▶ **Data excerpts**

[BEGIN]

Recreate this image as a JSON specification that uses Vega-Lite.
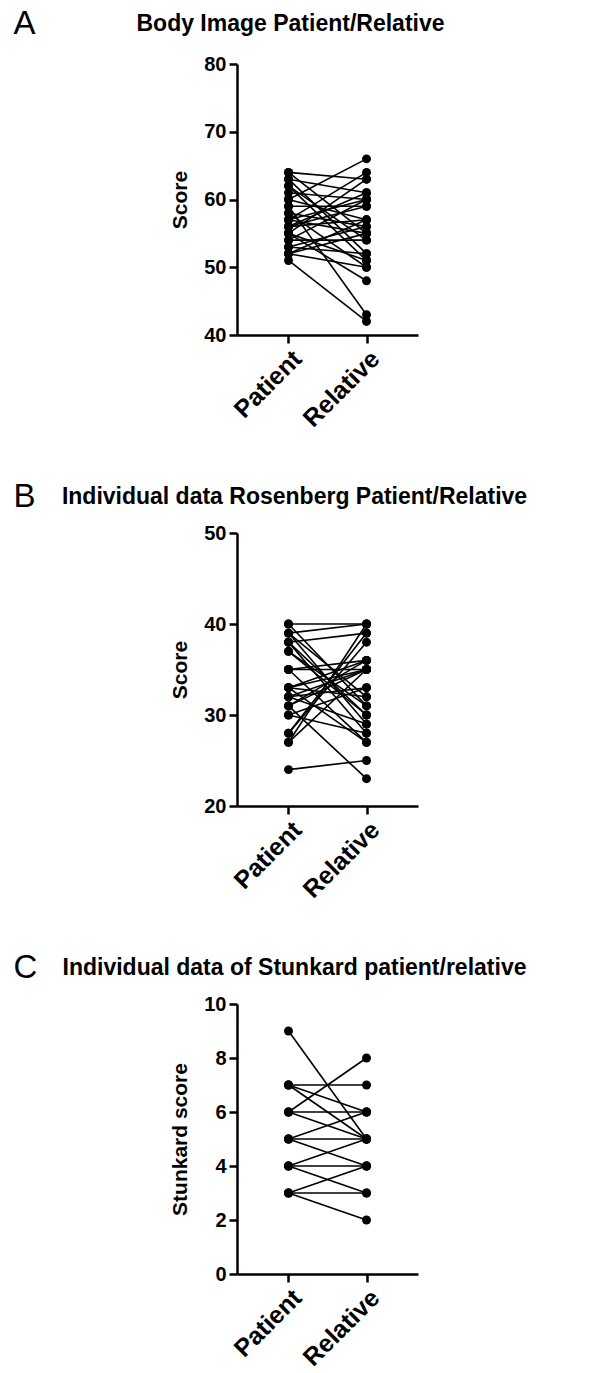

[END]
[BEGIN]

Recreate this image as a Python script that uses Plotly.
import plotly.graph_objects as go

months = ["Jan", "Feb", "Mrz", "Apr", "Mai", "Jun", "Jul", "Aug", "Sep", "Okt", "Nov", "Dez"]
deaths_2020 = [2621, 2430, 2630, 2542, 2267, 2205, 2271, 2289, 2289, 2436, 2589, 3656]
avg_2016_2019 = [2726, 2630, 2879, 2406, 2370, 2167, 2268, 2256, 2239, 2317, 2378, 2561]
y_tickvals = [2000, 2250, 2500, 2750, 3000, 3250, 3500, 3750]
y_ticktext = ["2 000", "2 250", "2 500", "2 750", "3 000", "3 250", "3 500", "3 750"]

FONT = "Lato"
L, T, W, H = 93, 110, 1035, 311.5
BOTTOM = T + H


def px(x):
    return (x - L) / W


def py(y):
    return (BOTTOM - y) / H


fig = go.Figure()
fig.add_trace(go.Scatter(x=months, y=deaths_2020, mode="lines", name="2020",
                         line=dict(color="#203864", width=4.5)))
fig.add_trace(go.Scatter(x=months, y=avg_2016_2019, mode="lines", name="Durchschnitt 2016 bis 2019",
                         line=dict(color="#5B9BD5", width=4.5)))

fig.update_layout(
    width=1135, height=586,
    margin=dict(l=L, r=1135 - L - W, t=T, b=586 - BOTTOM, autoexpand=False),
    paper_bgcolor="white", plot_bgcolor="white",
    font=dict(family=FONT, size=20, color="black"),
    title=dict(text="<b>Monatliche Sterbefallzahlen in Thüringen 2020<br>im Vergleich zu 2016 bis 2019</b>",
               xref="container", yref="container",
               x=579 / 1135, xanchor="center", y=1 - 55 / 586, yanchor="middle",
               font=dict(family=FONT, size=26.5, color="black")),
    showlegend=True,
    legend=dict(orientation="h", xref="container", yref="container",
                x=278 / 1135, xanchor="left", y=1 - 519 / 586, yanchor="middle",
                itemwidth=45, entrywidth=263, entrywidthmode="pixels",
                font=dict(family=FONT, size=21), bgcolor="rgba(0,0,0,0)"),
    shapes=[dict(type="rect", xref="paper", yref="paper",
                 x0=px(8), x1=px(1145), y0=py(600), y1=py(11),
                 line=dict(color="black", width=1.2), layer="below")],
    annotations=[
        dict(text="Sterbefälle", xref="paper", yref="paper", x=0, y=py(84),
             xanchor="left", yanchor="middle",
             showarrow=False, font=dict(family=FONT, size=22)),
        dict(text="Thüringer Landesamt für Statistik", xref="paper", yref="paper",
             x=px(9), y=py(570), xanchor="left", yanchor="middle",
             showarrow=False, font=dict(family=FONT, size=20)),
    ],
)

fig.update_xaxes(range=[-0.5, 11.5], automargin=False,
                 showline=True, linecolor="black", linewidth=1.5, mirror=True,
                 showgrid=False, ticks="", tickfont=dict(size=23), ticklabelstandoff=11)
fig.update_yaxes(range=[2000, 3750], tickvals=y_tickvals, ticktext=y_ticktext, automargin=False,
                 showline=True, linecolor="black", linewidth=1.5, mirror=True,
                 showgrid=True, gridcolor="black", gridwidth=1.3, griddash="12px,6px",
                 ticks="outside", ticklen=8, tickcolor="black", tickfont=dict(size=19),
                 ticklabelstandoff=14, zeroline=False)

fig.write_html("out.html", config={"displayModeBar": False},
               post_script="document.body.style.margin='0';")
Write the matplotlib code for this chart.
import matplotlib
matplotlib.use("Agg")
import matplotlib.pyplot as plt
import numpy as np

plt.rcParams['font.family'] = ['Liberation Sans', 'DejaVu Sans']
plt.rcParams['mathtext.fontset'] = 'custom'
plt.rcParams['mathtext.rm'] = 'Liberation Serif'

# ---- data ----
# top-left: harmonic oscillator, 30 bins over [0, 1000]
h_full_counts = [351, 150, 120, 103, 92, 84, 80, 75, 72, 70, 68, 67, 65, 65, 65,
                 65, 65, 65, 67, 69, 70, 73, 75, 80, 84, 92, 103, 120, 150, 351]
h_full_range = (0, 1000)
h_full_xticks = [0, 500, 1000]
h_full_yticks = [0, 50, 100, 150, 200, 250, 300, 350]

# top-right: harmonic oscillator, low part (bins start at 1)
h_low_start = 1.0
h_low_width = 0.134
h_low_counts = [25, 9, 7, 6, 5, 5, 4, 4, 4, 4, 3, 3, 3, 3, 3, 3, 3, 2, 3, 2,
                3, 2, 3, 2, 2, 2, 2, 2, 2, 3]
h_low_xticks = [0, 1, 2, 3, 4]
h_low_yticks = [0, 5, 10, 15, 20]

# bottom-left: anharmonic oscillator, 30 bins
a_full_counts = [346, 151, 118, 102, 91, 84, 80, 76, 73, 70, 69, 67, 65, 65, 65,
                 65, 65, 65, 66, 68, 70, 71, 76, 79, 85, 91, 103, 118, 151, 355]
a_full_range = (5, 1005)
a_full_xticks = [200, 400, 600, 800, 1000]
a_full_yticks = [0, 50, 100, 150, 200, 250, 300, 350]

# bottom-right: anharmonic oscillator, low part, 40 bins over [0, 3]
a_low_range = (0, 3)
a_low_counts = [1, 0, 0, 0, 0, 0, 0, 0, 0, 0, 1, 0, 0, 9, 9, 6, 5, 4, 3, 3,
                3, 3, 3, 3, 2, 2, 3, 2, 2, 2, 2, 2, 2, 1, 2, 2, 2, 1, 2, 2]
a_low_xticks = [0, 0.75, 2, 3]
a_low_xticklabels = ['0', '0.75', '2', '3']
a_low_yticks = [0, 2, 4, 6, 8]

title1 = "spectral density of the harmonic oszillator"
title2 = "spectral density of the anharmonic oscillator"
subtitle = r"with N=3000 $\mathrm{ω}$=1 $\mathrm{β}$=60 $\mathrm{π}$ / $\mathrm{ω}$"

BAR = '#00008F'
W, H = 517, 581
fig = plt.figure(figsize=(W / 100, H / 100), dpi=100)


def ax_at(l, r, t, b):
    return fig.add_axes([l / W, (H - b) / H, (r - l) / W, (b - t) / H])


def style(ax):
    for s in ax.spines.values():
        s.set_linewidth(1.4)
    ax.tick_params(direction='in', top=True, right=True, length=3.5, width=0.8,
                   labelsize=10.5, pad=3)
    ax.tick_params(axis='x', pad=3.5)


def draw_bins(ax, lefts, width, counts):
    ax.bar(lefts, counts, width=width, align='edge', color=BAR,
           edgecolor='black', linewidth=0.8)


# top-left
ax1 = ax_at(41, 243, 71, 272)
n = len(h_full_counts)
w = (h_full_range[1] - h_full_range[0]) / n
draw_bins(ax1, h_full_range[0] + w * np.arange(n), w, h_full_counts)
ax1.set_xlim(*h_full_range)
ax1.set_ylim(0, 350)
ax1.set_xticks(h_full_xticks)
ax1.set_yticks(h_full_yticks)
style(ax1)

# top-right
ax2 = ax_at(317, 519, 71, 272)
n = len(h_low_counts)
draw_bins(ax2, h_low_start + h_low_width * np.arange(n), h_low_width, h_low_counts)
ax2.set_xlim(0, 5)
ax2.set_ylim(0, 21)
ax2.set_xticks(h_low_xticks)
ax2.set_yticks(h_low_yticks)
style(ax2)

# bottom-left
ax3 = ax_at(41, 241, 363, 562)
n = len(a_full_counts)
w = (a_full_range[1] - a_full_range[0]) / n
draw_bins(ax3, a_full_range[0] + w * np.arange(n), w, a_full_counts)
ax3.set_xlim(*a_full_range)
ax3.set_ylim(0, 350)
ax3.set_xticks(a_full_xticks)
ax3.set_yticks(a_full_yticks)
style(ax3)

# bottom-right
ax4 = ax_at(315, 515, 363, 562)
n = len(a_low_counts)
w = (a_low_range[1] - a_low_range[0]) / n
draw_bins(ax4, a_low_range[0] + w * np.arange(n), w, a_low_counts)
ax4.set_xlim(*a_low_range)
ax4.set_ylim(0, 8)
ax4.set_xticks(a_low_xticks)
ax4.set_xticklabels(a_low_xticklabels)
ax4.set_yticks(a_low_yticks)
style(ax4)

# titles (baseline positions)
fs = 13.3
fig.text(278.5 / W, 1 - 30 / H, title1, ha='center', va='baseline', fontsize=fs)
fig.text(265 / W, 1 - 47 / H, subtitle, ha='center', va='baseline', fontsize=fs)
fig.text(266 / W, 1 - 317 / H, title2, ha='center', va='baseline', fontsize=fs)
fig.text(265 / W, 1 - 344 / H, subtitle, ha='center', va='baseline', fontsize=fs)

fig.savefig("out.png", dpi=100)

[END]

Return the lines from the line with "Write the matplotlib code for this chart." through the line with "plt.rcParams['mathtext.rm'] = 'Liberation", inclusive, exactly as they stand, and nothing else.

▶ **Response to this task**
Write the matplotlib code for this chart.
import matplotlib
matplotlib.use("Agg")
import matplotlib.pyplot as plt
import numpy as np

plt.rcParams['font.family'] = ['Liberation Sans', 'DejaVu Sans']
plt.rcParams['mathtext.fontset'] = 'custom'
plt.rcParams['mathtext.rm'] = 'Liberation Serif'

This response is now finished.